Angiola Piccinelli non ha ancora vent’anni quando si lancia con convinzione nell’organizzazione della Resistenza. Nata a Bergamo il 5 febbraio 1924, cresciuta in una famiglia antifascista, svolge la professione di impiegata ed è attiva in città fin dall’ottobre 1943, quando è tra le prime a prestare la sua opera per portare assistenza agli ex prigionieri alleati aiutandoli nell’ espatrio, lavorando in stretto collegamento con Mimma Quarti e il Comitato gestito dalle Suore poverelle.
Nel dicembre 1943 è in azione con un gruppo di ufficiali di Marina a Pavia dove il gruppo si presenta con nomi falsi e compie una serie di atti di sabotaggio: qui è arrestata una prima volta e ricondotta il 26 febbraio 1944 a Bergamo per essere interrogata a Casa littoria e poi incarcerata a Sant’Agata.
Rilasciata dopo 8 giorni, è di nuovo in azione: bruciata a Pavia, torna ad agire a Trezzo d’Adda, impegnata nel reperire il rifornimento per le brigate (vestiario, cibo, armi, documenti falsi) e nel preparare i piani per gli aviolanci.

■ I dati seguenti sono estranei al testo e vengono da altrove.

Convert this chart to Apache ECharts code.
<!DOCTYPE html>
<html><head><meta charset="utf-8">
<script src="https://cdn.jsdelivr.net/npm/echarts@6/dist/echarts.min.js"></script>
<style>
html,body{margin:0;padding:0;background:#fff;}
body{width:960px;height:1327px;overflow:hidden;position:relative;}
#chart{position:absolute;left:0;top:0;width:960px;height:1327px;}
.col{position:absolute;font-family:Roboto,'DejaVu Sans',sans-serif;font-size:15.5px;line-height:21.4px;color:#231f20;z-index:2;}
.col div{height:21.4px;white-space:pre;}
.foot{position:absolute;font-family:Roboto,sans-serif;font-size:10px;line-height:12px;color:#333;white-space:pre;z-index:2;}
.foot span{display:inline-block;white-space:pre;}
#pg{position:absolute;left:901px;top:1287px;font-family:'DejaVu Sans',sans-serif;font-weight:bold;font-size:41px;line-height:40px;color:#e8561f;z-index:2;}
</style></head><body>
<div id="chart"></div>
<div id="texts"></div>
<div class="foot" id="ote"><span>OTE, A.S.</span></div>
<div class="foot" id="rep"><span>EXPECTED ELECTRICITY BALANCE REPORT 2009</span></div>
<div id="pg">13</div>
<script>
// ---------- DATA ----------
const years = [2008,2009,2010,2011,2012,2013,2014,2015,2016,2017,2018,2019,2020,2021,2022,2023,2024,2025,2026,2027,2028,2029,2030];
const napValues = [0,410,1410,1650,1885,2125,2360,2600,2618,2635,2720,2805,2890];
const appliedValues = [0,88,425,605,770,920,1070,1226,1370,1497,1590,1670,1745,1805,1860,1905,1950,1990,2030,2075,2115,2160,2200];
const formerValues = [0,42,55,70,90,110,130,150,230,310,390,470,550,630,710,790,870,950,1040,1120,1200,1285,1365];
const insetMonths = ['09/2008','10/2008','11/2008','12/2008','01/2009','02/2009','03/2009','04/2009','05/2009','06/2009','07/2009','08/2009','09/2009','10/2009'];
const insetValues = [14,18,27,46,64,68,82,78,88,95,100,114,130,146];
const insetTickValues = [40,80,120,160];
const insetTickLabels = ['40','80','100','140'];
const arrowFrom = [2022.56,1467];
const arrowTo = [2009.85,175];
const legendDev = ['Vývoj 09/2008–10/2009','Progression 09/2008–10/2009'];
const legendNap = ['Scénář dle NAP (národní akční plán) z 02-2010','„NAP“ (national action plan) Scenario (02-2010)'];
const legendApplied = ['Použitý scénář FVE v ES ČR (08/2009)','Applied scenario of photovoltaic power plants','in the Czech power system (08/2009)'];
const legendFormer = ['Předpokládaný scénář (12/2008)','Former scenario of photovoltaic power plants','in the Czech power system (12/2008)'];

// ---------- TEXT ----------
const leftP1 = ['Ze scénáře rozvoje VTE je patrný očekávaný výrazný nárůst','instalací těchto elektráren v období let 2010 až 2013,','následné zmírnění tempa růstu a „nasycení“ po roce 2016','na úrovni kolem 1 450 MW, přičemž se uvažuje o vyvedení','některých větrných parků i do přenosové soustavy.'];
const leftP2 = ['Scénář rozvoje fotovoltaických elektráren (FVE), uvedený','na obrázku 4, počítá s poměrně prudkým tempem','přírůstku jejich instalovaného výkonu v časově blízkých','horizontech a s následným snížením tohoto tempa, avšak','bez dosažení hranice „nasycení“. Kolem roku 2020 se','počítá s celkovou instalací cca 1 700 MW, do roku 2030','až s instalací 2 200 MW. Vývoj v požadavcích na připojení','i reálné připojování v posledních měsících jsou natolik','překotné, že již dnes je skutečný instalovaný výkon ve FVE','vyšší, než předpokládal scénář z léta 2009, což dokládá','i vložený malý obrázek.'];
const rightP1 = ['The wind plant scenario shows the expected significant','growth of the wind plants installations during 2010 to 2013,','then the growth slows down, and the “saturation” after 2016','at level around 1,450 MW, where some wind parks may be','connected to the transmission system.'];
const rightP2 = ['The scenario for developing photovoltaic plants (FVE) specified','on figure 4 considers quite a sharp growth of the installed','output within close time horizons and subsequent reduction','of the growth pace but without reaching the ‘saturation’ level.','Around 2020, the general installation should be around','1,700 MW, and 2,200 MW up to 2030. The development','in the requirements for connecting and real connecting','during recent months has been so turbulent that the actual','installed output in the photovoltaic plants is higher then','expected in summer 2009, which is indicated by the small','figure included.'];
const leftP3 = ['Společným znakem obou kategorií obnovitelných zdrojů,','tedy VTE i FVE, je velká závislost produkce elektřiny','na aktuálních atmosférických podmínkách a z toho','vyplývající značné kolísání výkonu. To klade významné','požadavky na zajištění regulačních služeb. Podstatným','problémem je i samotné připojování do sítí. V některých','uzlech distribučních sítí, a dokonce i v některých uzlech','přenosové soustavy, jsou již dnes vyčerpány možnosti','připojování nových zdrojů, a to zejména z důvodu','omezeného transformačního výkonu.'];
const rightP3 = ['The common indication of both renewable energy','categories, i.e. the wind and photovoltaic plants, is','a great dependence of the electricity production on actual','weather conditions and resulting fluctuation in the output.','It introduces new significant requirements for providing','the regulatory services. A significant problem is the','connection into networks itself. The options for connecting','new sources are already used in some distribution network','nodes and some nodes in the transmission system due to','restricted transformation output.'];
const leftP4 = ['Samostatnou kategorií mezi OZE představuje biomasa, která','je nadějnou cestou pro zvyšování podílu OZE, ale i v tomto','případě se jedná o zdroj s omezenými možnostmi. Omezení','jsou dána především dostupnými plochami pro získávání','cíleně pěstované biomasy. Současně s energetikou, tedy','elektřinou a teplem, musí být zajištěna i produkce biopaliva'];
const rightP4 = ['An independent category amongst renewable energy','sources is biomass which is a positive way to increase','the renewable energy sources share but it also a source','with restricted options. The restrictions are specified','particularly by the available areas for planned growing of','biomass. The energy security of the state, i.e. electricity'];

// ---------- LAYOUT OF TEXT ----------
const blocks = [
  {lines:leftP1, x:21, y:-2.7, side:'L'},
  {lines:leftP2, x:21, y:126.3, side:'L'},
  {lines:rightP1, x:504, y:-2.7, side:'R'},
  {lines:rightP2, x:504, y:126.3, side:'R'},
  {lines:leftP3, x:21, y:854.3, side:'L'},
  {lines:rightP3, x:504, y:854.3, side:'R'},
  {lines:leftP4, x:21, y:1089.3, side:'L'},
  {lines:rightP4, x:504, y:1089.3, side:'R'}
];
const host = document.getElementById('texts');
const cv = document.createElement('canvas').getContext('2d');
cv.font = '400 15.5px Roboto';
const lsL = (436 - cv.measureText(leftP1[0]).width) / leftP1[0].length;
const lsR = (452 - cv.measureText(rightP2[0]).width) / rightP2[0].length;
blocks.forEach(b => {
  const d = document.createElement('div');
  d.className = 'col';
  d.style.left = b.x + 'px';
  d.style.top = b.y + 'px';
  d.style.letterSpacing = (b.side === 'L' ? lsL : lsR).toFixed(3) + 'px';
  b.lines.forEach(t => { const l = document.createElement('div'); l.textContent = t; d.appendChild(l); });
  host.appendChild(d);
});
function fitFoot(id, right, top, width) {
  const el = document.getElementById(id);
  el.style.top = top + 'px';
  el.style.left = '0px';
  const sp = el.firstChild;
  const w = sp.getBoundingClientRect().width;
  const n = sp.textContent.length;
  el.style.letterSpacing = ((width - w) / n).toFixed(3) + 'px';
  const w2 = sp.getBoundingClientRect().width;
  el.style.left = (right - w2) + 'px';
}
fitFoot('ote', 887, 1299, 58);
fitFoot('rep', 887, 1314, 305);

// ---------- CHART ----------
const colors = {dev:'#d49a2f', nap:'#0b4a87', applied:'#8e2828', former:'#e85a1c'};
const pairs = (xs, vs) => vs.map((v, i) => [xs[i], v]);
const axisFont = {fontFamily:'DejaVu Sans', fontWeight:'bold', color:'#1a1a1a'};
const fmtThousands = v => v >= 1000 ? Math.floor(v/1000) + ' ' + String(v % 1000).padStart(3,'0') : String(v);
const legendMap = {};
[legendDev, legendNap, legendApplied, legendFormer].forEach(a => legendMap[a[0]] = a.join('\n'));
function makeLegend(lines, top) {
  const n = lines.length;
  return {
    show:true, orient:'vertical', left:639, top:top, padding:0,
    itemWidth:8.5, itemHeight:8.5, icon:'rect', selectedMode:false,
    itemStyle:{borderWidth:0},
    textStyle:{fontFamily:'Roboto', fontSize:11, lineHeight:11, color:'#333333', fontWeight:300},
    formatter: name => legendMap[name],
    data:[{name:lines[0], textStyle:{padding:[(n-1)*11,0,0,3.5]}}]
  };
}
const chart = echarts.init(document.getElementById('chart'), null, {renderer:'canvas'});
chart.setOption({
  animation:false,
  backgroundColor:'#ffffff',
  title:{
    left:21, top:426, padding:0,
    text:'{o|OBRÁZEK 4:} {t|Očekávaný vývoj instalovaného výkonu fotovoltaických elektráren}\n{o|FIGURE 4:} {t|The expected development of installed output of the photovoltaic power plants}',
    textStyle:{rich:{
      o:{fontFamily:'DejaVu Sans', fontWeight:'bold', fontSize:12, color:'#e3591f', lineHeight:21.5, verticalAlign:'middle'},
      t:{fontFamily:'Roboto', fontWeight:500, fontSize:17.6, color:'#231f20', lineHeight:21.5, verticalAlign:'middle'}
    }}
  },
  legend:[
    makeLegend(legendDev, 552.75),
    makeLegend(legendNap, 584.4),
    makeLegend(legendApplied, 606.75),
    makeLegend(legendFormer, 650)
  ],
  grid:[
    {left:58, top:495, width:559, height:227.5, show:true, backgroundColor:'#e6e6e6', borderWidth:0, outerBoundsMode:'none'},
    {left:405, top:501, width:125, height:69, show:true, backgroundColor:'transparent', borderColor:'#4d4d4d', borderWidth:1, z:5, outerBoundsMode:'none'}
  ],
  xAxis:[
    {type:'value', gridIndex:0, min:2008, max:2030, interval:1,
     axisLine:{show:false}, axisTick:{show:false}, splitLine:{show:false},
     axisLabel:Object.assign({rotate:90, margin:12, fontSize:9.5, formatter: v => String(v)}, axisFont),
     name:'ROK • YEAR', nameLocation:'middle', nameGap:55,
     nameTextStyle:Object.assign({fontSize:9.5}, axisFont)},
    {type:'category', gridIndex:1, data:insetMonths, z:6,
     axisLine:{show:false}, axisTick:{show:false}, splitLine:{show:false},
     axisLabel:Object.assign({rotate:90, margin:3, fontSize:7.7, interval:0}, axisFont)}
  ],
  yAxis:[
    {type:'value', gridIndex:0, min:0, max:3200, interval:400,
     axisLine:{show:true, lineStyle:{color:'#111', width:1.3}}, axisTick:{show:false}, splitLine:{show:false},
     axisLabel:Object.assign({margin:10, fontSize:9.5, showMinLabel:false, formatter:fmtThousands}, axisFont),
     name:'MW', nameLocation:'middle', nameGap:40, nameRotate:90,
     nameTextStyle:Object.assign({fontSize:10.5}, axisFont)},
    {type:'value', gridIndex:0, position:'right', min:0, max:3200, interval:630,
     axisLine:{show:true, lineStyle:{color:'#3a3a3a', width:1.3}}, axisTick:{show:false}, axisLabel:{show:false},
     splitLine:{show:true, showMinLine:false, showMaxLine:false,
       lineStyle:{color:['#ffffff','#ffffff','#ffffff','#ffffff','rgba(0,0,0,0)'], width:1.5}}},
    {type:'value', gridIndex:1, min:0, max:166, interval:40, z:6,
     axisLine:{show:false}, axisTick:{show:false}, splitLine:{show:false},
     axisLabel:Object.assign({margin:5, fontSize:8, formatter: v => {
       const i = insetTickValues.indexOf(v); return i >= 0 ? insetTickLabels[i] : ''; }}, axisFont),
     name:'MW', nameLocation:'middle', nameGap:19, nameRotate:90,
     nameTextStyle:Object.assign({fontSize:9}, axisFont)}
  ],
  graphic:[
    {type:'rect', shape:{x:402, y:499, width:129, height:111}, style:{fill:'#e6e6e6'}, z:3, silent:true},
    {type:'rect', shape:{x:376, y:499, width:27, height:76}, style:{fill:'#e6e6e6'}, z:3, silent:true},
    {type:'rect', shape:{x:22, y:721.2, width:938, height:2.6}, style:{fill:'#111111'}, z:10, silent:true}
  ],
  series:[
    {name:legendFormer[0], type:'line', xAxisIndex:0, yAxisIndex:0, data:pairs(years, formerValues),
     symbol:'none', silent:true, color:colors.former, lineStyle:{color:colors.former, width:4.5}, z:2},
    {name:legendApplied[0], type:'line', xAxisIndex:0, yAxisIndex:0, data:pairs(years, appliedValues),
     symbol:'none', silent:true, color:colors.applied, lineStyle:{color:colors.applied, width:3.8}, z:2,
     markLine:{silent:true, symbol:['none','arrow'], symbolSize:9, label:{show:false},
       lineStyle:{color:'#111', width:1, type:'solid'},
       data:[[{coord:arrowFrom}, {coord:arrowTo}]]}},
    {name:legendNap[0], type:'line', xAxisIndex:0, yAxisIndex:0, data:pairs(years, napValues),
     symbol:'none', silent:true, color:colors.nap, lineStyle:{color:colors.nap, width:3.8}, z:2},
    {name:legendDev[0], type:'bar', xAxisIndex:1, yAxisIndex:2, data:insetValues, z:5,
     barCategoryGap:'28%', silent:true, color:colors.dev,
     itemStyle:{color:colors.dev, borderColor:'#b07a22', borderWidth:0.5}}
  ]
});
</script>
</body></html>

Non ha paura di spostarsi e tenere i collegamenti tra i territori dove agiscono le brigate e i centri di comando cittadini. È arrestata un’altra volta a Milano, ma non si tradisce nel lungo interrogatorio ed è nuovamente messa in libertà.
Il 21 luglio 1944, in seguito a denunce arrivate da Pavia, sono arrestati suo fratello e sua madre che viene rinchiusa come ostaggio a Pavia. Angiola si trova ancora una volta lontano da Bergamo, a Selvino e riesce a fuggire e sottrarsi all’arresto. Il 26 luglio 1944, si presenta volontariamente alle SS di Pavia: non ha resistito al violento ricatto dei nazifascisti che hanno arrestato sua madre.
Sottoposta a interrogatori a Pavia, il 10 agosto 1944 è trasferita a San Vittore dove è ripetutamente interrogata sui compagni di lotta. L’8 settembre 1944, insieme al fratello e ai fratelli Roberto e Eugenio Bruni, è trasferita a Bolzano e quindi deportata il 9 ottobre a Ravensbruck, dove è immatricolata con il n. 77352.
La vita del campo, del lavoro che uccide mina il suo corpo, ma forte è la sua consapevolezza di stare anche lì combattendo contro il nazifascismo: trasferita, dopo 4 mesi di lavori all’aperto, al tornio di una fabbrica di aeroplani, sabota il lavoro fatto per la Germania nazista.
È allora di nuovo impiegata all’aperto in lavori di sterro e costruzioni di trincee: il 28 aprile 1945, approfittando della confusione della fine della guerra, si allontana dal cantiere e tenta la fuga insieme ad altri quattro compagni verso la Foresta nera. Aiutata da alcuni connazionali, rivestita di abiti maschili, riesce a raggiungere Kriverc e qui attende l’arrivo dei Russi (3 maggio 1945).
Consegnata agli Americani accetta di lavorare nell’ospedale da campo diretto dagli Inglesi e vi resta fino al 9 settembre 1945, giorno del suo rimpatrio.
Una volta tornata a Bergamo, lascia che la sua esperienza rimanga ricordo personale e solo nel 1989 accetterà di testimoniare per l’Associazione Nazionale ex Deportati (ANED).